● **Objective**: Count the lines in the entries below that include the word "React". Give nothing but the number.

-------- Information supplied --------

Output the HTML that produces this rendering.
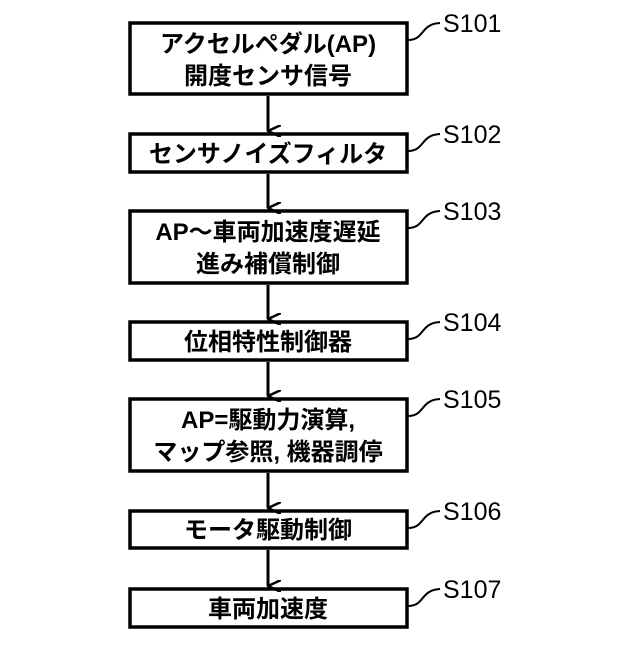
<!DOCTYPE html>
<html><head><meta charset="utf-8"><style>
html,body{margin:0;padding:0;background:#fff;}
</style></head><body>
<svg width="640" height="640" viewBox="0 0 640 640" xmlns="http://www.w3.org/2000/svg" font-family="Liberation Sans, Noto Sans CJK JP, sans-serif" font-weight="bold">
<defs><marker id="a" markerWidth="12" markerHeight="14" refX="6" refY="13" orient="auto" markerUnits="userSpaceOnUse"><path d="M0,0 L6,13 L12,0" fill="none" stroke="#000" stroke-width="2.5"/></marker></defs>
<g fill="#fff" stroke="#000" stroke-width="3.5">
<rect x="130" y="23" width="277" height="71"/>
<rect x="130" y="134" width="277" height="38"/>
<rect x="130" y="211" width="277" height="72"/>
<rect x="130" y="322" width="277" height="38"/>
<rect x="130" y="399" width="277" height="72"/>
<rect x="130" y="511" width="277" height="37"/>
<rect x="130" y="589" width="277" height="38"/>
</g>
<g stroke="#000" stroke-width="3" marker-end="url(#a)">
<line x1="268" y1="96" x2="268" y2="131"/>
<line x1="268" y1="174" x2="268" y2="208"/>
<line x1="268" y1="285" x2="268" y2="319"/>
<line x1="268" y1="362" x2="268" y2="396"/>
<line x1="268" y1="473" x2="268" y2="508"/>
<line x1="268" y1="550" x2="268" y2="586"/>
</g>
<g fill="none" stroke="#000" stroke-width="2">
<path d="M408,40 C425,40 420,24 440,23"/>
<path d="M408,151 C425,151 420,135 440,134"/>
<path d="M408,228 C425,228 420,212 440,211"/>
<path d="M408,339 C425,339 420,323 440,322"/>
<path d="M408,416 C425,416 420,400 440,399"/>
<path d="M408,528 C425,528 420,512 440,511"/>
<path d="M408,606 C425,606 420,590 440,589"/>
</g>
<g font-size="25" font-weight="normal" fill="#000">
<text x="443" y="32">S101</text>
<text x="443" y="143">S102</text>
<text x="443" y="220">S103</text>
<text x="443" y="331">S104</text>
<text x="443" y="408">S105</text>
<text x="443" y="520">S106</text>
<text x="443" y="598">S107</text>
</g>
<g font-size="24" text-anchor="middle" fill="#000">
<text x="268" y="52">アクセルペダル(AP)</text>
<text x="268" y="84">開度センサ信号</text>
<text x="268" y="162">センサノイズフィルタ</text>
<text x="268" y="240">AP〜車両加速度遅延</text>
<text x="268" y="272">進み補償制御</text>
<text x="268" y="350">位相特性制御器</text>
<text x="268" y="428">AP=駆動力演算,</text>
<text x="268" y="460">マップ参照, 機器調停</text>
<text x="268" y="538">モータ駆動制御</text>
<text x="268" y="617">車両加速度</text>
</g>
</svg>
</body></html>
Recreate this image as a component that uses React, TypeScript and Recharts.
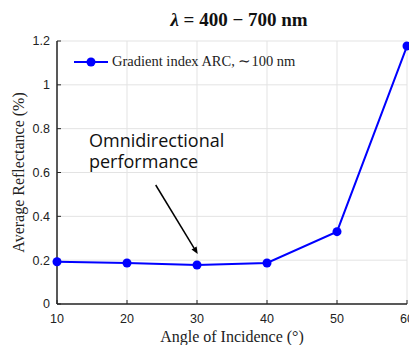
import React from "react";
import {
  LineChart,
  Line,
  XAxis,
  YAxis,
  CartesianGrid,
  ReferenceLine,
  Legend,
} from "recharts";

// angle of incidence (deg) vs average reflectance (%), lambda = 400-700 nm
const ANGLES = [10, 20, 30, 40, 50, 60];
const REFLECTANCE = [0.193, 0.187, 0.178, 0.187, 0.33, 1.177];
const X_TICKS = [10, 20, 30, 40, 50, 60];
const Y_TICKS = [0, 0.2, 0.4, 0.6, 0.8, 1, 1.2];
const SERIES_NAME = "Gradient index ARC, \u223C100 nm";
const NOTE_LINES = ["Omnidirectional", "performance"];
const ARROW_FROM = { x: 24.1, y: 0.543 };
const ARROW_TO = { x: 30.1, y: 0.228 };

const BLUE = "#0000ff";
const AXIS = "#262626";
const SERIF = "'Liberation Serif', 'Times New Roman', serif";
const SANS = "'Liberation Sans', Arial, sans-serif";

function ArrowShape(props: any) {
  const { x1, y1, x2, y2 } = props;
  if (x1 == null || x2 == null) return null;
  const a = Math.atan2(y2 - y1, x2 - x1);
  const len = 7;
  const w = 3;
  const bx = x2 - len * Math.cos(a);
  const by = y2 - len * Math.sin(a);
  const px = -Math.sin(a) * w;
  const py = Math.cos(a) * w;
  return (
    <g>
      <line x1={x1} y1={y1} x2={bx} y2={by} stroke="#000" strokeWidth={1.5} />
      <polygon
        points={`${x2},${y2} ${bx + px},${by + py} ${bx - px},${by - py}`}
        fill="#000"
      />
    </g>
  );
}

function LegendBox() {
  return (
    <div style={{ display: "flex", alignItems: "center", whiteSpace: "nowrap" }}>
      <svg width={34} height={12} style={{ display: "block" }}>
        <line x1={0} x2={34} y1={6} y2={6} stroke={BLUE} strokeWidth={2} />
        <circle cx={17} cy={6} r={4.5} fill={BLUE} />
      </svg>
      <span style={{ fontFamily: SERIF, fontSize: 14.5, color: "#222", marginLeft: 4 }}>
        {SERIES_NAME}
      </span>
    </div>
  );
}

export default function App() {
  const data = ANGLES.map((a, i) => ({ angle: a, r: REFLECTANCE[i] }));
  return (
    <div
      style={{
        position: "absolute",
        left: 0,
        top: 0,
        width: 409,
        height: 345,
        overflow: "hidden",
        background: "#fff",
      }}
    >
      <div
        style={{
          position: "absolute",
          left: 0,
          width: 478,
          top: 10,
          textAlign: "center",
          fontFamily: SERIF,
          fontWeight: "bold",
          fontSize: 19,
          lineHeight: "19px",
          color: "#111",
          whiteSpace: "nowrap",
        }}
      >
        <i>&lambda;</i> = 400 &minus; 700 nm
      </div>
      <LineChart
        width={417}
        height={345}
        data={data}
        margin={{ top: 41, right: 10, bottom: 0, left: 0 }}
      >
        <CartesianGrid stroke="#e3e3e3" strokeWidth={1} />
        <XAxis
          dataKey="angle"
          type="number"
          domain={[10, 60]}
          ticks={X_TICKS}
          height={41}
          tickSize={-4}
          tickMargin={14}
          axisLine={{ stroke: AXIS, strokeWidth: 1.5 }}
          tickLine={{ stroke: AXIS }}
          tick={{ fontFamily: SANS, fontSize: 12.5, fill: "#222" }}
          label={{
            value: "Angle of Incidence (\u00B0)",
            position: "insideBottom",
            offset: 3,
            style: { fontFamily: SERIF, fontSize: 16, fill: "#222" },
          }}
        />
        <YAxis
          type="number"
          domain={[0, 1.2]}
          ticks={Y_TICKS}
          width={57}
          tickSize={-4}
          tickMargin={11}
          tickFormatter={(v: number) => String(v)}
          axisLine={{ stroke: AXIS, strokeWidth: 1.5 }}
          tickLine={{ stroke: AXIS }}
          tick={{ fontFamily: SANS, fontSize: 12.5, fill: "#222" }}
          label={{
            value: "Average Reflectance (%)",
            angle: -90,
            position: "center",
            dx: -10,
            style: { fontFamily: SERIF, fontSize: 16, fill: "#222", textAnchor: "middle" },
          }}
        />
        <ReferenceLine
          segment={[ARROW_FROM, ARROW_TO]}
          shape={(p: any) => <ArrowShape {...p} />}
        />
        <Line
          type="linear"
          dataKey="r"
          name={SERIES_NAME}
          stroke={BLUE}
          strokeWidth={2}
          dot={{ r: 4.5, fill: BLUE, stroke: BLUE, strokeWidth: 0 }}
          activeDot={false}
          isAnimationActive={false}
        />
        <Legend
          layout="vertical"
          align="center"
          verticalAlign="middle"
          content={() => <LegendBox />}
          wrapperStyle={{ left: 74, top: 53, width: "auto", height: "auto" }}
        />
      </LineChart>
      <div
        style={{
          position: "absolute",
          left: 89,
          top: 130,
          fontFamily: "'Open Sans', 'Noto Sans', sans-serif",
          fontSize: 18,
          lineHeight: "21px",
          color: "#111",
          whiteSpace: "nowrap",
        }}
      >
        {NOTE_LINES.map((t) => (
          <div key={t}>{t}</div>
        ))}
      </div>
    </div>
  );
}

--------

● **Correct result**: 2